**** Data block
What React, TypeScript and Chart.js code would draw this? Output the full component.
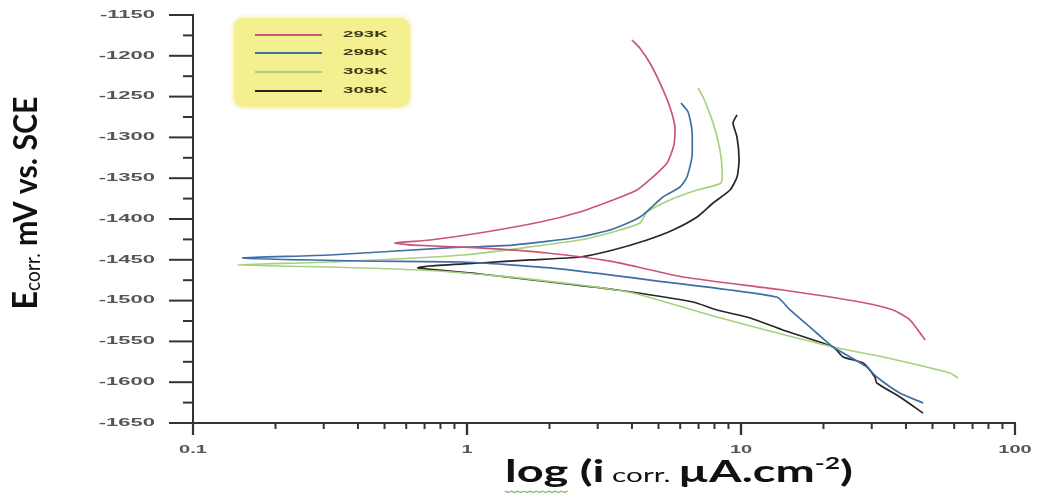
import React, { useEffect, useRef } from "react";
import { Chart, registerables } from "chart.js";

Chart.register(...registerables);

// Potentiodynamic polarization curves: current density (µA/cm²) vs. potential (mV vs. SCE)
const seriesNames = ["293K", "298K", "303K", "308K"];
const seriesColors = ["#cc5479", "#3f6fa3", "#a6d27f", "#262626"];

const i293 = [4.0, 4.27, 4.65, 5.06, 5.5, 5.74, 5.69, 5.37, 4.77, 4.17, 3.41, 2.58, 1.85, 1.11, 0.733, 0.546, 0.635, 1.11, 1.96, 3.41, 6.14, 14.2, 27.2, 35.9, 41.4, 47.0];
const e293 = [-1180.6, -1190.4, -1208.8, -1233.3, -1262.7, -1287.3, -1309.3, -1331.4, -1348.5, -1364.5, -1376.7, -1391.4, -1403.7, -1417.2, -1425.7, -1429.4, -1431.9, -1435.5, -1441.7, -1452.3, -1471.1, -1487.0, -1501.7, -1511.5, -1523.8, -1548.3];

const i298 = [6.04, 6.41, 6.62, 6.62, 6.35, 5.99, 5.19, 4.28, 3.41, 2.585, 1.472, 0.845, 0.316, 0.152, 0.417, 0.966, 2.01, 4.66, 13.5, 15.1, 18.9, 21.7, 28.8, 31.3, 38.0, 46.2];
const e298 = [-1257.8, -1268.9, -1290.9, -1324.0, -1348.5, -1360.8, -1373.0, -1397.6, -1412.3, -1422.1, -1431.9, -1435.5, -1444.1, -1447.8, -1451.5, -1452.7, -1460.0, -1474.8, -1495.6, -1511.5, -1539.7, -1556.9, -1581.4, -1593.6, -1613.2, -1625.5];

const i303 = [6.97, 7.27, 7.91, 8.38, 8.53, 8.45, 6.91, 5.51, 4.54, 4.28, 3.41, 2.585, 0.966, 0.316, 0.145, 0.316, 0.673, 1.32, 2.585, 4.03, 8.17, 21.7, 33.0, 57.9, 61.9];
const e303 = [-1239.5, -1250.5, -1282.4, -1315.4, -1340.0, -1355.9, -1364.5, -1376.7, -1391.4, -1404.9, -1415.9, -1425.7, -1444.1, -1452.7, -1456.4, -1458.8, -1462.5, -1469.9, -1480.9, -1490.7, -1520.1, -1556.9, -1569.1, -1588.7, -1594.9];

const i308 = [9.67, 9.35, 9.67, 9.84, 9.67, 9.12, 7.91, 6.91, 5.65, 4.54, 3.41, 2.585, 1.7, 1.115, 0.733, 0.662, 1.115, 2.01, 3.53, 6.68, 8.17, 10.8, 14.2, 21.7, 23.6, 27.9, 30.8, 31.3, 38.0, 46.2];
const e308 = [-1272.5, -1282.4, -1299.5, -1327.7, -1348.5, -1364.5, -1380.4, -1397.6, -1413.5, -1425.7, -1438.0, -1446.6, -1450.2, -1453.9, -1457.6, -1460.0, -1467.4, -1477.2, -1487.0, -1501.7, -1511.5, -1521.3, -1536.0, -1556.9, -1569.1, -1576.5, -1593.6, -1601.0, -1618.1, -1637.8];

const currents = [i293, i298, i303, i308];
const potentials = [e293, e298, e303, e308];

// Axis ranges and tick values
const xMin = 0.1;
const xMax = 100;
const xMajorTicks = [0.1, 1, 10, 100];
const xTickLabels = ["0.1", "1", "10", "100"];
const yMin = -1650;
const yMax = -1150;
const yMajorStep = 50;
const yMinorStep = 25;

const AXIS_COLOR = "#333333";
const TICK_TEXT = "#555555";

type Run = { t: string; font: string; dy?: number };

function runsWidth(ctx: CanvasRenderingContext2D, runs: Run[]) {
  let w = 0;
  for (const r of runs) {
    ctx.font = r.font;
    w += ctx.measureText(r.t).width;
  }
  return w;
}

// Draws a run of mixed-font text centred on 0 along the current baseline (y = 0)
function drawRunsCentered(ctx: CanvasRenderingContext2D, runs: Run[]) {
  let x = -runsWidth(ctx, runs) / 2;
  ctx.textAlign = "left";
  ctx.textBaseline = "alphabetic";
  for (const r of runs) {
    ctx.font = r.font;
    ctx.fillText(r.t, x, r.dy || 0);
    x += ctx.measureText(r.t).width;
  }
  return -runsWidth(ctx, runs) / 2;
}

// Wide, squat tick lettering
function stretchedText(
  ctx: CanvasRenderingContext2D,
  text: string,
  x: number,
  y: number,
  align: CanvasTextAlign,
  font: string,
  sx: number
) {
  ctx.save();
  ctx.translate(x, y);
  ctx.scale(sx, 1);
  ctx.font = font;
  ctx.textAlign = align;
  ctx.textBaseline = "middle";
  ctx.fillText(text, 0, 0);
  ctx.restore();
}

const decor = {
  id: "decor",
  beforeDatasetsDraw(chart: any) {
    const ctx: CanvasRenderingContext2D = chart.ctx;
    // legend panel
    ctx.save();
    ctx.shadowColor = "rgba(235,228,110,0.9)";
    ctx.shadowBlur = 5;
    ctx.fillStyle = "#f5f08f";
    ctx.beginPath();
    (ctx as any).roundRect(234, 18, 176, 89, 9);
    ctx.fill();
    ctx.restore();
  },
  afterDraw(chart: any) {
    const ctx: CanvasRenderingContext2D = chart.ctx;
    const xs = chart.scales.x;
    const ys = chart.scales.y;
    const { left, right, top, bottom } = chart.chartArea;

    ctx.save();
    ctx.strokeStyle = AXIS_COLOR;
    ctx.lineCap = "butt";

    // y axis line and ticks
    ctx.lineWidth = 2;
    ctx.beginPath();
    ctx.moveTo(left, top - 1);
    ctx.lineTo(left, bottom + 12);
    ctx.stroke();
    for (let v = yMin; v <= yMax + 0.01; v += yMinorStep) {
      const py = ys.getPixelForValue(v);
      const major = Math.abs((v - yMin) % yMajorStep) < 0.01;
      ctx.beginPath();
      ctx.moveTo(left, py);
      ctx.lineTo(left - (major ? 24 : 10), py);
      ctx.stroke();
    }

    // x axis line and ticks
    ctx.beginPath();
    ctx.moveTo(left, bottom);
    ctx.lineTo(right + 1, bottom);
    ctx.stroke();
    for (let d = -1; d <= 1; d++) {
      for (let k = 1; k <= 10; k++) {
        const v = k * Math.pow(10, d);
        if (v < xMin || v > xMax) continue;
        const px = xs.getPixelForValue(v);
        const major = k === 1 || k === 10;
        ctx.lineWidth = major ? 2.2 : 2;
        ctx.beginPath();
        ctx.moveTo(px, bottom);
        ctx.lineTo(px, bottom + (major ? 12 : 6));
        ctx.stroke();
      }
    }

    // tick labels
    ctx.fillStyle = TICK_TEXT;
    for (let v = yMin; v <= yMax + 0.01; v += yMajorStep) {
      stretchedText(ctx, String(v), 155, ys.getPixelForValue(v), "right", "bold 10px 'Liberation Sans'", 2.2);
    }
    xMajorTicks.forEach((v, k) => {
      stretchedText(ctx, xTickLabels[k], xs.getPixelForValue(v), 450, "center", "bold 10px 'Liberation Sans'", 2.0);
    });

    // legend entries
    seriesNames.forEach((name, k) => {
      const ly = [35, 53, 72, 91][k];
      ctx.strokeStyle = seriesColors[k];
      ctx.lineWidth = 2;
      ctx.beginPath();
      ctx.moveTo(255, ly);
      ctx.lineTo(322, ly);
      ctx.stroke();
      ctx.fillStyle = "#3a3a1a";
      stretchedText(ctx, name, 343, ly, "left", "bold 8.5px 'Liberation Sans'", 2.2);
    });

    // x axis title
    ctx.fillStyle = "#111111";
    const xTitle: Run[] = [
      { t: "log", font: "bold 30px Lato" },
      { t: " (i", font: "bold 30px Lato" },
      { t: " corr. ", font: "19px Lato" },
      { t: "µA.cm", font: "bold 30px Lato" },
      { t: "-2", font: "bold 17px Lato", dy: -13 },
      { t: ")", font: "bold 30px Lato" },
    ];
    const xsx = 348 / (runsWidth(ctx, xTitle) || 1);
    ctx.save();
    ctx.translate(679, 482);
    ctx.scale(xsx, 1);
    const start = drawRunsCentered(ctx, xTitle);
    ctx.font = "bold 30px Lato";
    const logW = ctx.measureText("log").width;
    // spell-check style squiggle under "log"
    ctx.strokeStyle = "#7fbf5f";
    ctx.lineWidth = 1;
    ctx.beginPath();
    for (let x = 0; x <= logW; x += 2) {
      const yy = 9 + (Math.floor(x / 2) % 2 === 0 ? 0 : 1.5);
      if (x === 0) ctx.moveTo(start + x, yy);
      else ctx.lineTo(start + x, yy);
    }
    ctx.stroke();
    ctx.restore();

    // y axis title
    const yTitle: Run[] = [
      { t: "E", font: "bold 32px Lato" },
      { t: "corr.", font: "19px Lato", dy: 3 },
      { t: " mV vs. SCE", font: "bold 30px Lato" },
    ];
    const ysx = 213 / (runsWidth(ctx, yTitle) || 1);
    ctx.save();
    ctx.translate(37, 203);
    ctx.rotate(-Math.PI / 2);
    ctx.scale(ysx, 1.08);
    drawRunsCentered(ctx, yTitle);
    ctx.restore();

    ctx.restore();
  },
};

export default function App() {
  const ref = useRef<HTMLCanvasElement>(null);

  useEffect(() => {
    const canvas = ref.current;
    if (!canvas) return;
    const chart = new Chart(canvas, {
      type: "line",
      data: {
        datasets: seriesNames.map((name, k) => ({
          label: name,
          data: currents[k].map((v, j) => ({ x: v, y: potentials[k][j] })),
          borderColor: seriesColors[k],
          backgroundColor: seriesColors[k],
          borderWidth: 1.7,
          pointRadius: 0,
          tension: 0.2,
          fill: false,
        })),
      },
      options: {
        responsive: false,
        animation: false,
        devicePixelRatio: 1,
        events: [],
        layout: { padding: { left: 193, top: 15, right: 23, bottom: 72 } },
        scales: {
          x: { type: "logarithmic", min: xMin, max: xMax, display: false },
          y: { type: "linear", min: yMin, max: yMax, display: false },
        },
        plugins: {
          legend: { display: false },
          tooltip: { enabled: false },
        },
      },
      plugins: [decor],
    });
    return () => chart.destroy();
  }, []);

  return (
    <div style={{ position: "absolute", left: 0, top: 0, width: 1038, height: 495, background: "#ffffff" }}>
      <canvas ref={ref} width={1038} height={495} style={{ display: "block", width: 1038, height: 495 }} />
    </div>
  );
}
********
*Your instructions*.
In the data above, please extract the lines from the first one through the line with "Chart.register(...registerables);", exactly, and keep pictures out.

*Response to this exercise*.
What React, TypeScript and Chart.js code would draw this? Output the full component.
import React, { useEffect, useRef } from "react";
import { Chart, registerables } from "chart.js";

Chart.register(...registerables);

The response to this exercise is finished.